The above query does not explicitly specify the _key attribute for the inserted documents, meaning the database will create the documents keys automatically. Additionally, the query assigns a random value to an attribute someValue. Getting to know the created keys or random values required an extra lookup query before 2.4. Extra queries are something one wants to avoid for efficiency reasons.

With 2.4, adding two lines at the end of the query will solve the problem so that everything can be done in one query:

insert query, returning the inserted documents
1
2
3
4
FOR i IN 1..10
  INSERT { name: CONCAT("user", i), someValue: RAND() } IN testAccounts
  LET inserted = NEW
  RETURN inserted

Using a LET with the pseudo-value of NEW after the INSERT together with a final RETURN statement will make the inserted documents appear in the query result. Note that the full documents will be returned and not just the specified attributes. This allows the application to track of all document attributes, even the auto-generated ones.

REMOVE

The mechanism works for REMOVE statements, too.

Time to use a different example for this. Let’s assume session metadata are stored in the database, and some bigger session files are stored somewhere in the filesystem. If the application needs to remove expired sessions, it will need to clean up in both places. It will first query the database to find the expired sessions, only to remove them from the filesystem (if the filesystem sessions were organized by session id from the database) and to finally remove the sessions from database itself.

The following query could be used to find removal candidates:

query for finding removal candidates
1
2
3
4
FOR session IN sessions
  FILTER session.dateExpires < DATE_NOW()
  LIMIT 1000
  RETURN session._key

The results of this query can be used for cleaning up sessions in the filesystem, and for finally removing the sessions from the database. However, this would require an extra REMOVE query. And didn’t we say we would like to avoid extra queries?

The good news is that in 2.4 we can by putting at least the database part into a single query:

query for removing and returning expired sessions
1
2
3
4
5
6
FOR session IN sessions
  FILTER session.dateExpires < DATE_NOW()
  LIMIT 1000
  REMOVE session IN sessions 
  LET removed = OLD
  RETURN removed

The last two lines of the above query make sure the removed sessions are returned to the application, so the application can perform any filesystem cleanup using the session ids from the database.

Note that in case of REMOVE one has to use the pseudo-value OLD because REMOVE can only return documents before removal. In the case of INSERT we can only refer to the pseudo-value NEW.

UPDATE and REPLACE

So far we saw INSERT and REMOVE, but there are also UPDATE and REPLACE. I will handle UPDATE and REPLACE in one go.
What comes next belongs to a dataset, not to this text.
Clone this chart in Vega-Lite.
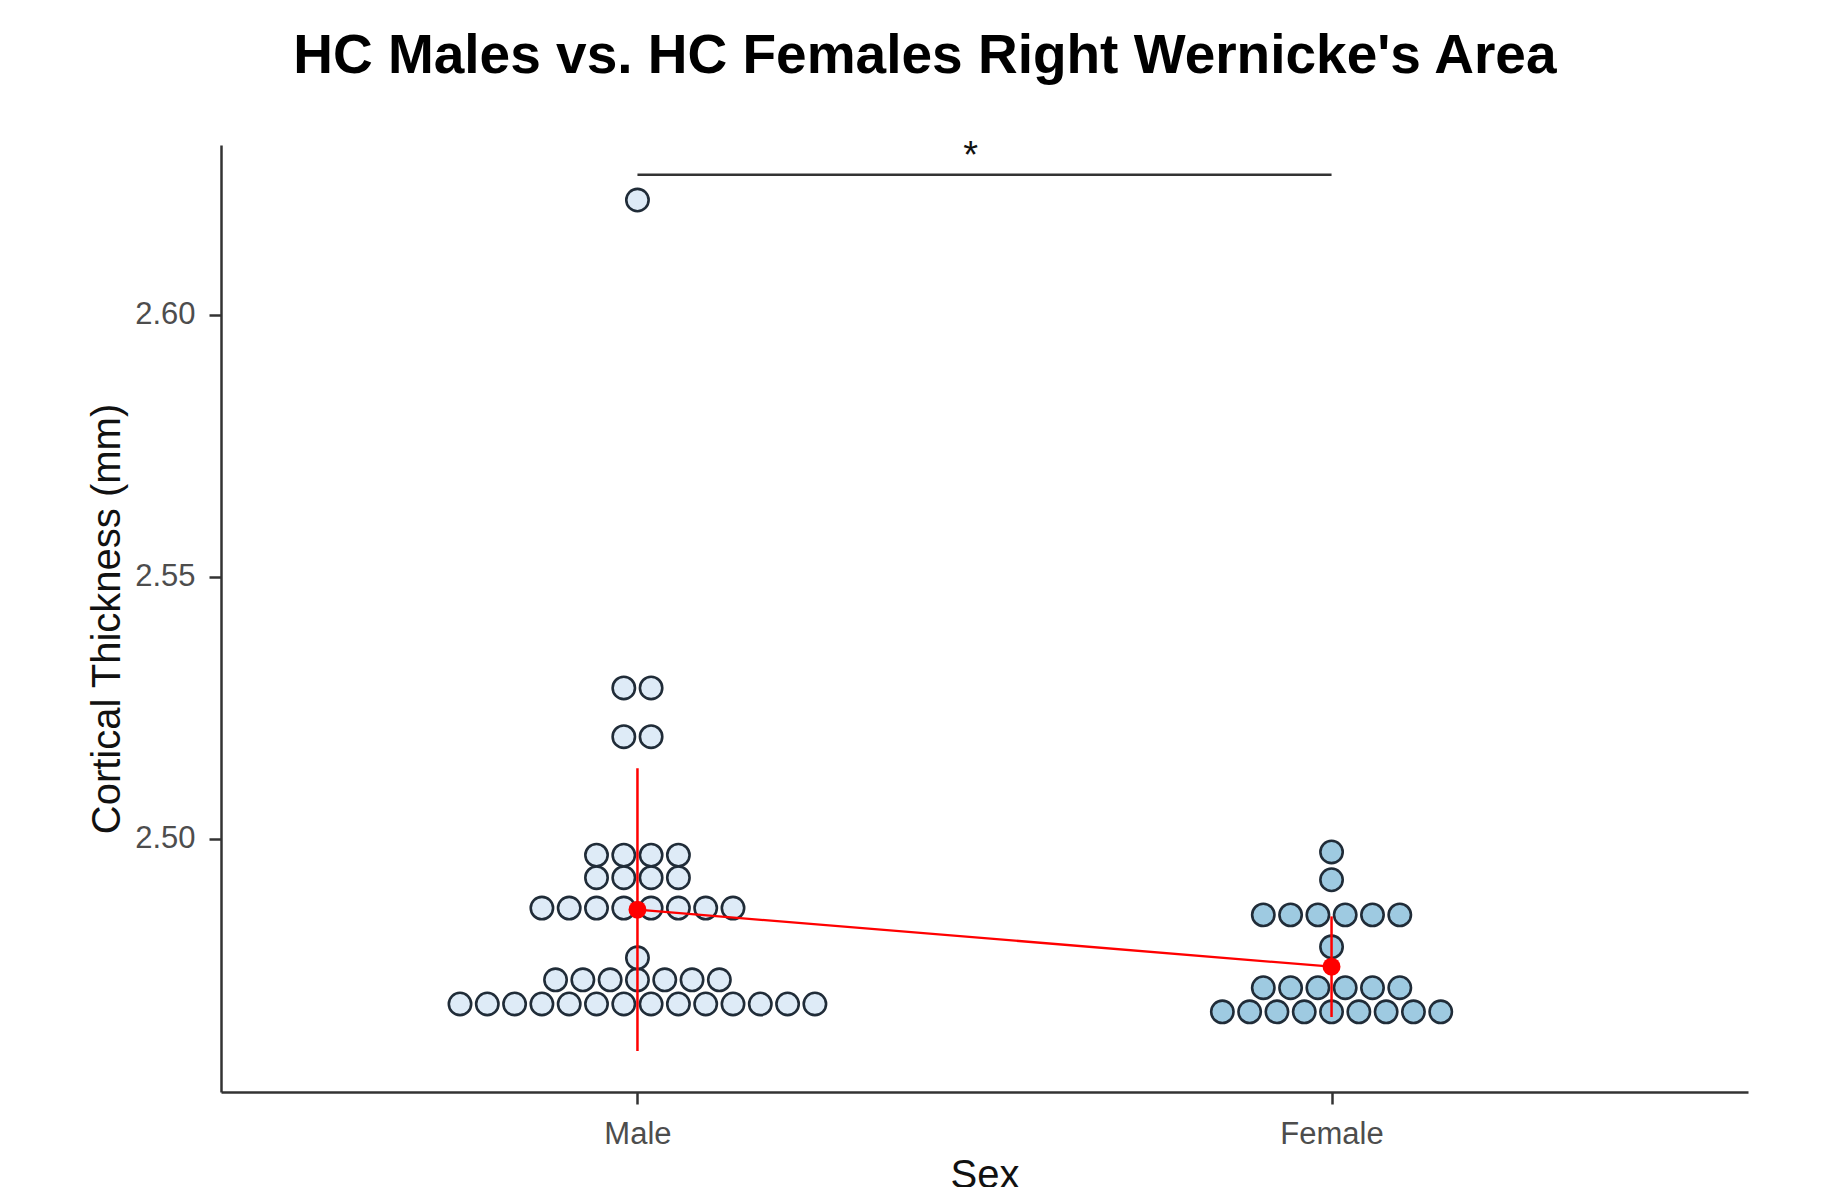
{
  "$schema": "https://vega.github.io/schema/vega-lite/v6.json",
  "width": 1527,
  "height": 947,
  "autosize": {"type": "none"},
  "padding": {"left": 221, "top": 145, "right": 93, "bottom": 95},
  "background": "white",
  "title": {
    "text": "HC Males vs. HC Females Right Wernicke's Area",
    "font": "Liberation Sans",
    "fontSize": 55,
    "fontWeight": "bold",
    "color": "#000000",
    "anchor": "middle",
    "frame": "bounds",
    "offset": 53,
    "dx": 7
  },
  "config": {
    "view": {"stroke": null},
    "axis": {
      "grid": false,
      "domainColor": "#333333",
      "domainWidth": 2.5,
      "tickColor": "#333333",
      "tickWidth": 2.5,
      "tickSize": 12,
      "labelFont": "Liberation Sans",
      "labelFontSize": 31,
      "labelColor": "#4d4d4d",
      "titleFont": "Liberation Sans",
      "titleFontSize": 40,
      "titleFontWeight": "normal",
      "titleColor": "#111111"
    }
  },
  "datasets": {
    "dots": [
      {"sex": "Male", "thickness": 2.4685}, {"sex": "Male", "thickness": 2.4685}, {"sex": "Male", "thickness": 2.4685}, {"sex": "Male", "thickness": 2.4685},
      {"sex": "Male", "thickness": 2.4685}, {"sex": "Male", "thickness": 2.4685}, {"sex": "Male", "thickness": 2.4685}, {"sex": "Male", "thickness": 2.4685},
      {"sex": "Male", "thickness": 2.4685}, {"sex": "Male", "thickness": 2.4685}, {"sex": "Male", "thickness": 2.4685}, {"sex": "Male", "thickness": 2.4685},
      {"sex": "Male", "thickness": 2.4685}, {"sex": "Male", "thickness": 2.4685},
      {"sex": "Male", "thickness": 2.4731}, {"sex": "Male", "thickness": 2.4731}, {"sex": "Male", "thickness": 2.4731}, {"sex": "Male", "thickness": 2.4731},
      {"sex": "Male", "thickness": 2.4731}, {"sex": "Male", "thickness": 2.4731}, {"sex": "Male", "thickness": 2.4731},
      {"sex": "Male", "thickness": 2.4773},
      {"sex": "Male", "thickness": 2.4868}, {"sex": "Male", "thickness": 2.4868}, {"sex": "Male", "thickness": 2.4868}, {"sex": "Male", "thickness": 2.4868},
      {"sex": "Male", "thickness": 2.4868}, {"sex": "Male", "thickness": 2.4868}, {"sex": "Male", "thickness": 2.4868}, {"sex": "Male", "thickness": 2.4868},
      {"sex": "Male", "thickness": 2.4926}, {"sex": "Male", "thickness": 2.4926}, {"sex": "Male", "thickness": 2.4926}, {"sex": "Male", "thickness": 2.4926},
      {"sex": "Male", "thickness": 2.4969}, {"sex": "Male", "thickness": 2.4969}, {"sex": "Male", "thickness": 2.4969}, {"sex": "Male", "thickness": 2.4969},
      {"sex": "Male", "thickness": 2.5195}, {"sex": "Male", "thickness": 2.5195},
      {"sex": "Male", "thickness": 2.5288}, {"sex": "Male", "thickness": 2.5288},
      {"sex": "Male", "thickness": 2.6219},
      {"sex": "Female", "thickness": 2.4670}, {"sex": "Female", "thickness": 2.4670}, {"sex": "Female", "thickness": 2.4670},
      {"sex": "Female", "thickness": 2.4670}, {"sex": "Female", "thickness": 2.4670}, {"sex": "Female", "thickness": 2.4670},
      {"sex": "Female", "thickness": 2.4670}, {"sex": "Female", "thickness": 2.4670}, {"sex": "Female", "thickness": 2.4670},
      {"sex": "Female", "thickness": 2.4716}, {"sex": "Female", "thickness": 2.4716}, {"sex": "Female", "thickness": 2.4716},
      {"sex": "Female", "thickness": 2.4716}, {"sex": "Female", "thickness": 2.4716}, {"sex": "Female", "thickness": 2.4716},
      {"sex": "Female", "thickness": 2.4794},
      {"sex": "Female", "thickness": 2.4855}, {"sex": "Female", "thickness": 2.4855}, {"sex": "Female", "thickness": 2.4855},
      {"sex": "Female", "thickness": 2.4855}, {"sex": "Female", "thickness": 2.4855}, {"sex": "Female", "thickness": 2.4855},
      {"sex": "Female", "thickness": 2.4922},
      {"sex": "Female", "thickness": 2.4975}
    ],
    "sig": [
      {"start": 1, "end": 2, "mid": 1.48, "bar": 2.6267, "star": 2.6302, "label": "*"}
    ]
  },
  "layer": [
    {
      "data": {"name": "dots"},
      "encoding": {
        "x": {
          "field": "sex",
          "type": "nominal",
          "sort": ["Male", "Female"],
          "scale": {"type": "point", "padding": 0.6},
          "axis": {"title": "Sex", "labelAngle": 0, "labelPadding": 15, "titlePadding": 6}
        }
      },
      "layer": [
        {
          "transform": [
            {"window": [{"op": "row_number", "as": "rank"}], "groupby": ["sex", "thickness"]},
            {"joinaggregate": [{"op": "count", "as": "n"}], "groupby": ["sex", "thickness"]},
            {"calculate": "datum.rank - (datum.n + 1) / 2", "as": "off"}
          ],
          "mark": {"type": "point", "shape": "circle", "filled": true, "size": 500, "strokeWidth": 2.6, "stroke": "#202c38", "opacity": 1},
          "encoding": {
            "xOffset": {"field": "off", "type": "quantitative", "scale": {"domain": [-10, 10], "range": [-273, 273]}},
            "y": {
              "field": "thickness",
              "type": "quantitative",
              "title": "Cortical Thickness (mm)",
              "scale": {"domain": [2.4517, 2.6324], "nice": false, "zero": false},
              "axis": {"title": "Cortical Thickness (mm)", "values": [2.5, 2.55, 2.6], "format": ".2f", "labelPadding": 14, "titlePadding": 7}
            },
            "fill": {"field": "sex", "type": "nominal", "scale": {"domain": ["Male", "Female"], "range": ["#DEEBF7", "#9ECAE1"]}, "legend": null}
          }
        },
        {
          "mark": {"type": "errorbar", "extent": "stdev", "color": "#ff0000", "thickness": 2.5},
          "encoding": {"y": {"field": "thickness", "type": "quantitative", "title": "Cortical Thickness (mm)"}}
        },
        {
          "mark": {"type": "line", "color": "#ff0000", "strokeWidth": 2.3},
          "encoding": {"y": {"aggregate": "mean", "field": "thickness", "type": "quantitative", "title": "Cortical Thickness (mm)"}}
        },
        {
          "mark": {"type": "point", "shape": "circle", "filled": true, "color": "#ff0000", "size": 320, "opacity": 1},
          "encoding": {"y": {"aggregate": "mean", "field": "thickness", "type": "quantitative", "title": "Cortical Thickness (mm)"}}
        }
      ]
    },
    {
      "data": {"name": "sig"},
      "layer": [
        {
          "mark": {"type": "rule", "color": "#333333", "strokeWidth": 2.5},
          "encoding": {
            "x": {"field": "start", "type": "quantitative", "scale": {"domain": [0.4, 2.6], "nice": false, "zero": false}, "axis": null},
            "x2": {"field": "end"},
            "y": {"field": "bar", "type": "quantitative", "title": "Cortical Thickness (mm)"}
          }
        },
        {
          "mark": {"type": "text", "font": "Liberation Sans", "fontSize": 38, "color": "#111111", "align": "center", "baseline": "middle"},
          "encoding": {
            "x": {"field": "mid", "type": "quantitative", "scale": {"domain": [0.4, 2.6], "nice": false, "zero": false}, "axis": null},
            "y": {"field": "star", "type": "quantitative", "title": "Cortical Thickness (mm)"},
            "text": {"field": "label"}
          }
        }
      ]
    }
  ],
  "resolve": {"scale": {"x": "independent"}}
}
All the following refers to UPDATE, but does apply to REPLACE as well.

The mechanism to return documents from a query is the same as already demonstrated: simply append the LET ... RETURN sequence to the end of the original query.

In addition, UPDATE allows to return either the old document revisions (before modification) or the new document revisions (after modification). This can be expressed by using either OLD or NEW in the final LET statement.

Following is a more complex example for an UPDATE query that aggregates data from one collection (phraseOccurrences) in order to find and modify matching documents in another collection (phrases). It will return the documents from phrases before they got modified:

update query returning “old” documents
1
2
3
4
5
6
7
8
9
FOR po IN phraseOccurrences
  FILTER ! po.isSuspicious
  FILTER po.dateMentioned >= '2015-01-01' && po.dateMentioned <= '2015-01-09'
  COLLECT phrase = po.phrase WITH COUNT INTO occurrences
  FILTER occurrences % 42 != 23
  LIMIT 13
  UPDATE phrase WITH { isSuspicious: true } IN phrases
  LET previous = OLD  /* returns document revisions before UPDATE */
  RETURN previous

If we are interested in what the documents in phrases look like with the UPDATE applied, we can use NEW instead:

update query returning “new” documents
1
2
3
4
5
6
7
8
9
FOR po IN phraseOccurrences
  FILTER ! po.isSuspicious
  FILTER po.dateMentioned >= '2015-01-01' && po.dateMentioned <= '2015-01-09'
  COLLECT phrase = po.phrase WITH COUNT INTO occurrences
  FILTER occurrences % 42 != 23
  LIMIT 13
  UPDATE phrase WITH { isSuspicious: true } IN phrases
  LET modified = NEW  /* returns document revisions after UPDATE */
  RETURN modified

Note that the full documents will be returned here, and not just the attributes specified in or modified by the UPDATE operation.